Sen. Orrin Hatch (R-UT) went on Fox News last night with host Greta Van Susteren to discuss the White House tax deal, which passed in the Senate yesterday afternoon. Hatch was largely supportive of the measure, which included an unpaid-for extension of the Bush tax cuts for the wealthy, but he was upset that the bill included an extension of unemployment insurance (UI) benefits because they were also not paid for. But in attacking the benefits extension, Hatch falsely claimed that UI currently lasts “well over 100 weeks,” and that jobless benefits encourage the unemployed not to look for work:
HATCH: I would prefer the insurance to be paid for, naturally. They weren’t going to pay for it. Let’s be honest about it — the Democrats have always won on unemployment insurance. It is well over 100 weeks now. There is no question people are suffering. I don’t want them to suffer.

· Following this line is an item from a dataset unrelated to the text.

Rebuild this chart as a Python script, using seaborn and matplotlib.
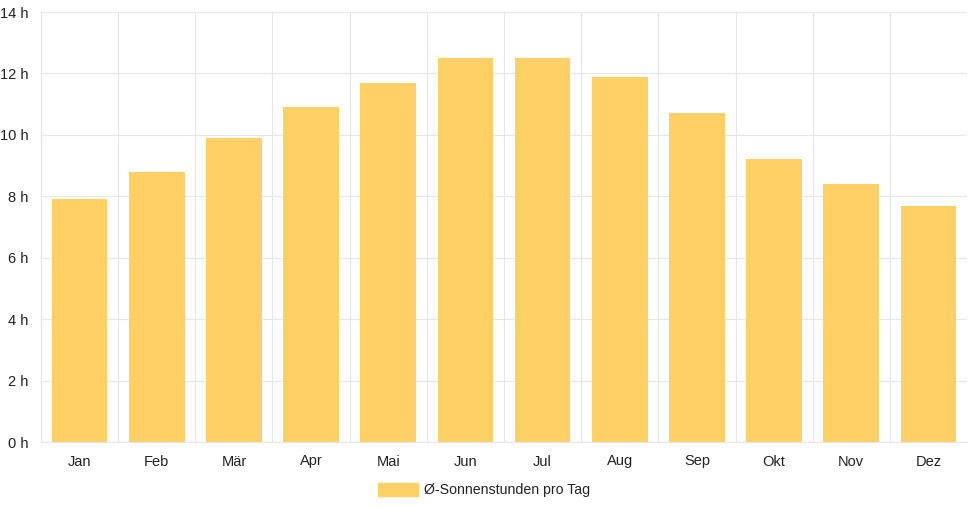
import matplotlib
matplotlib.use("Agg")
import matplotlib.pyplot as plt
import seaborn as sns
import pandas as pd
import numpy as np
from matplotlib.patches import Patch

months = ["Jan", "Feb", "Mär", "Apr", "Mai", "Jun", "Jul", "Aug", "Sep", "Okt", "Nov", "Dez"]
sun_hours = [7.9, 8.8, 9.9, 10.9, 11.7, 12.5, 12.5, 11.9, 10.7, 9.2, 8.4, 7.7]
y_ticks = [0, 2, 4, 6, 8, 10, 12, 14]
y_tick_labels = [f"{v} h" for v in y_ticks]
series_label = "Ø-Sonnenstunden pro Tag"

sns.set_theme(style="white")
plt.rcParams['font.family'] = ['Liberation Sans', 'DejaVu Sans']

W, H = 968, 508
fig = plt.figure(figsize=(W / 100, H / 100), dpi=100)
ax = fig.add_axes([41 / W, 1 - 442 / H, (967 - 41) / W, (442 - 12) / H])

bar_color = "#fed066"
grid_color = "#e6e6e6"

df = pd.DataFrame({"month": months, "hours": sun_hours})
sns.barplot(data=df, x="month", y="hours", color=bar_color, saturation=1,
            width=0.72, ax=ax, zorder=2, linewidth=0)

ax.set_xlim(-0.5, len(months) - 0.5)
ax.set_ylim(0, 14)
ax.set_yticks(y_ticks)
ax.set_yticklabels(y_tick_labels)
ax.set_xticks(range(len(months)))
ax.set_xticklabels(months)
ax.set_xticks(np.arange(-0.5, len(months) + 0.5, 1), minor=True)
ax.set_xlabel("")
ax.set_ylabel("")

ax.grid(True, axis="y", which="major", color=grid_color, linewidth=0.8, zorder=0)
ax.grid(True, axis="x", which="minor", color=grid_color, linewidth=0.8, zorder=0)
ax.grid(False, axis="x", which="major")

ax.tick_params(axis="x", which="major", length=0, pad=9, labelsize=10.5, labelcolor="#222222")
ax.tick_params(axis="x", which="minor", length=8, color=grid_color, width=0.8)
ax.tick_params(axis="y", which="major", length=7, color=grid_color, width=0.8, pad=2,
               labelsize=10.5, labelcolor="#222222")

for s in ["top", "right"]:
    ax.spines[s].set_visible(False)
for s in ["left", "bottom"]:
    ax.spines[s].set_color(grid_color)
    ax.spines[s].set_linewidth(0.8)

handle = Patch(facecolor=bar_color, edgecolor=bar_color)
fig.legend([handle], [series_label], loc="center", bbox_to_anchor=(0.5, 1 - 490 / H),
           frameon=False, fontsize=10.2, handlelength=2.8, handleheight=1.1,
           handletextpad=0.45, labelcolor="#222222")

fig.savefig("out.png", dpi=100)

On the other hand, we also know there are people who could be working who won’t work because they’ve got unemployment insurance and they keep — don’t go out and start looking, especially jobs that might not be as good as what they had before. So these are all things that had to be worked out.
It’s curious that Hatch has such a strong opinion on unemployment benefits, since he clearly doesn’t understand the program well. The length that UI benefits last differs between states, but nowhere in the country do benefits last “well over 100 weeks.” The maximum length of UI anywhere is 99 weeks, hence the so-called 99ers, people who have exhausted their benefits and have still been unable to find work. Fellow Republicans like Rep. Michele Bachmann (R-MN) have also railed against the extension of UI benefits in the tax bill while demonstrating they lack an elementary understanding of the program.
Meanwhile, Hatch’s claim that “there are people who could be working who won’t work because they’ve got unemployment insurance” is both false and offensive to people who are out of work. Research by the San Francisco Federal Reserve has found that workers who qualify for UI benefits stay unemployed for just 1.6 weeks longer than those who do not qualify for such benefits. Moreover, there is currently only one job opening for every five job seekers, meaning “even if every job opening were instantly filled with an unemployed worker, four out of five unemployed workers would still be looking for a job,” as the Center on Budget and Policy Priorities found.
And like many of his GOP colleagues, Hatch is upset that the UI benefits are not paid for, but has no problem exploding the deficit to lavish tax cuts on the wealthiest two percent of Americans, suggesting where his true priorities lie.